In 2013, a 15-year-old rape victim received a sentence of 100 lashes for fornication. The sentence was later overturned by the Maldivian High Court, following an international petition campaign led by Avaaz. A disproportionate number of women face public flogging for extra-marital sex compared to men: the majority of men accused of extra-marital sex are acquitted. (Maldivian law only enforces punishment to these actions only through admission. Even though the Maldives has been a 100 percent Muslim country for nearly a thousand years, there is no record of stoning, or execution for murder unlike most other Islamic or Non-Islamic nations across the world.)

==Education==
The male female ratio of enrolment and completion of education to secondary school standards remains equivalent, though women consistently have higher enrollment in the government's First Degree Scheme. But on average they earn less than half the salaries of men in the workplace, possibly as a consequence of a higher male education levels a few decades ago. However, with the increased number of females who pursue higher education, which is set to overtake males this is likely to change in the near future.
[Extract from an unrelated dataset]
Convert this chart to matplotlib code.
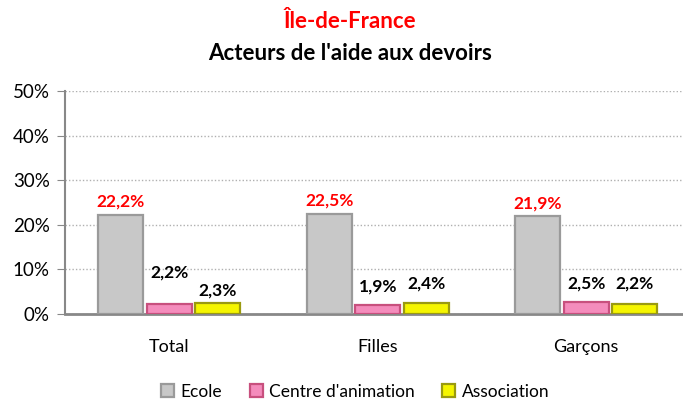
import numpy as np
import matplotlib.pyplot as plt

plt.rcParams['font.family'] = ['Lato', 'DejaVu Sans']

groups = ["Total", "Filles", "Garçons"]
series = ["Ecole", "Centre d'animation", "Association"]
ecole = [22.2, 22.5, 21.9]
centre = [2.2, 1.9, 2.5]
association = [2.3, 2.4, 2.2]
values = [ecole, centre, association]

faces = ["#c8c8c8", "#f48cbc", "#f5f500"]
edges = ["#9a9a9a", "#c8507e", "#9a9a10"]
label_colors = ["#ff0000", "black", "black"]
# label centre heights above bar tops (pixels), as placed in the original
label_offsets = [[13, 13, 13], [31, 19, 19], [13, 19, 20]]

fig = plt.figure(figsize=(6.83, 4.03), dpi=100)
ax = fig.add_axes([0.0952, 0.222, 0.9048, 0.551])

x = np.arange(len(groups))
width = 0.215
step = 0.232

for i, (vals, name) in enumerate(zip(values, series)):
    pos = x + (i - 1) * step
    ax.bar(pos, vals, width, color=faces[i], edgecolor=edges[i], linewidth=1.6,
           label=name, zorder=3)
    for j, v in enumerate(vals):
        txt = f"{v:.1f}".replace(".", ",") + "%"
        ax.annotate(txt, (pos[j], v), xytext=(0, label_offsets[i][j] * 0.72),
                    textcoords="offset points", ha="center", va="center",
                    fontsize=12.5, fontweight="bold", color=label_colors[i])

ax.set_xlim(-0.5, 2.464)
ax.set_ylim(0, 50)
ax.set_yticks(np.arange(0, 51, 10))
ax.set_yticklabels([f"{t}%" for t in range(0, 51, 10)], fontsize=13.5)
ax.set_xticks(x)
ax.set_xticklabels(groups, fontsize=13)
ax.tick_params(axis="x", length=0, pad=18)
ax.tick_params(axis="y", length=6, color="#888888", direction="out", pad=5)
ax.yaxis.grid(True, linestyle=(0, (1, 1.5)), color="#b0b0b0", linewidth=1, zorder=0)
ax.set_axisbelow(True)
for s in ["top", "right"]:
    ax.spines[s].set_visible(False)
ax.spines["left"].set_color("#888888")
ax.spines["left"].set_linewidth(1.5)
ax.spines["bottom"].set_color("#888888")
ax.spines["bottom"].set_linewidth(2)

fig.text(0.512, 0.947, "Île-de-France", ha="center", va="center",
         fontsize=16, fontweight="bold", color="#ff0000")
fig.text(0.512, 0.868, "Acteurs de l'aide aux devoirs", ha="center", va="center",
         fontsize=16, fontweight="bold", color="black")

fig.legend(loc="center", bbox_to_anchor=(0.52, 0.028), ncol=3, frameon=False,
           fontsize=12.5, handlelength=0.75, handleheight=0.75, columnspacing=1.6,
           handletextpad=0.35, borderpad=0.2)

fig.savefig("out.png", dpi=100)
This change is also seen positively in the birth rate, which currently sees the Maldives on a negative birth rate, due to prolonged educational periods and change in social norms.

==Politics==
In today's society some women hold positions in government and business, but they are heavily under-represented. As of 2016 women only accounted for three out of 14 government ministers, five out of 85 lawmakers and six out of more than 180 judges. However the vast majority of Civil Servants are female employees.